The Council on American-Islamic Relations has issued a $1,000 reward for information that could lead to the identification and arrest of the vandal.
“We want to send a message that any attack against a house of worship will be responded to in this manner,” said Basim Elkarra, the executive director of CAIR-Sacramento Valley, adding that the last time the organization issued a reward for a hate crime in the region was in 2011, when two Sikh men were shot in nearby Elk Grove.
Davis, a college town that prides itself on its reputation of tolerance, has now had three hate crimes in 2017. The previous two hate crimes included a racial slur directed toward African Americans painted on one of the picnic tables in a park and a case that involved vandalism to a Black Lives Matter plaque on a school campus.
The vandalism at the mosque shocked many in Davis and prompted an outpouring of support from strangers with donations, flowers and messages of compassion sent to the mosque, including one from the mayor of the city, Robb Davis.
“First, this is the act of a coward,” Davis, the mayor, said in a statement to The Chronicle. “We should all feel pity for a person so emotionally stunted that they stoop to this action, which is designed only to hurt and scar.

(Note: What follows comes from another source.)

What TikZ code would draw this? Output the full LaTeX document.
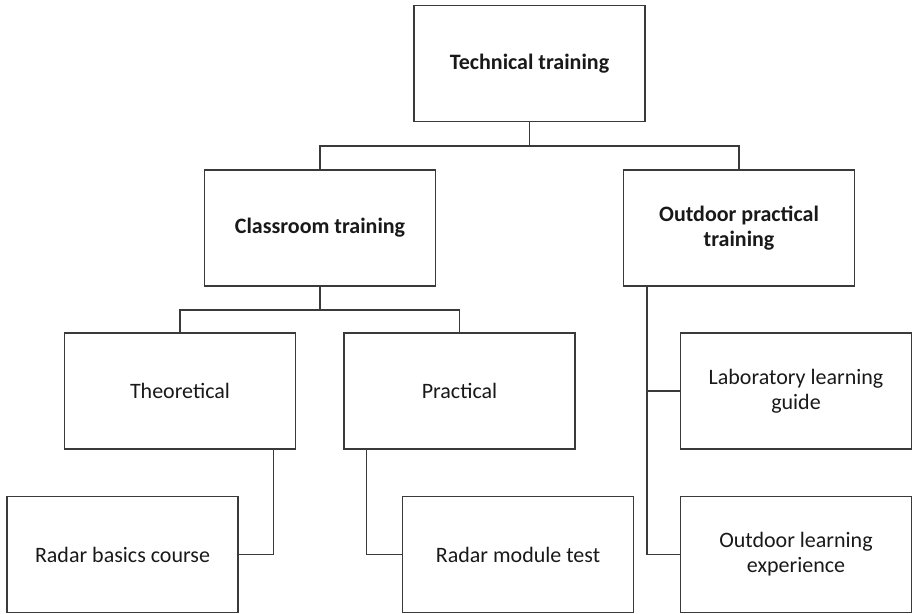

Second, our Muslim brothers and sisters are part of the fabric of our community and we will never abandon them — ever.”
A “Statement of Love” event is being held during the Friday afternoon prayer at the mosque for the community to show solidarity with members of mosque.
Ammar Shahin, the imam of the center, said he was stunned by the recent uptick in hate crimes in Davis, a town he described as being the “quietest area.”
“We almost had no problem with anybody around us,” Shahin said. “It’s very rare to have something like this happen in Davis, and it’s very scary, too.”
While the current political climate is being blamed by some for contributing to the rise in hate crimes, Abdel-Ghaffar said it’s not as easy as just pinning it on the election of the new president.
“In reality there has been Islamophobia before Trump and before 9/11. Because (Davis) is a university town, there are plenty of very well-read and intellectual people. And I think oftentimes, intellectuals manage to veil their bigotry. Not just from others, but also from themselves,” said Abdel-Ghaffar, who is also the external vice president of the Muslim Student Association at UC Davis.
In light of the recent events, Abdel-Ghaffar said he’s emboldened to take action, even in a place like Davis where the community seems accepting on the surface.
To Abdel-Ghaffar, simply refusing to engage with someone who makes anti-Muslim comments doesn’t address the problem. He’s working with the UC Davis administration and other interfaith groups to develop a workshop for community members and faculty that will equip them with the tools to facilitate conversations around Islam.
“We have to reach out to other communities and give our allies the tools they need to combat Islamophobia in their circles,” Abdel-Ghaffar said. “When (our allies) hear something Islamophobic, they don’t want to engage with it, but you have to engage with it and shatter these perceptions that people have.”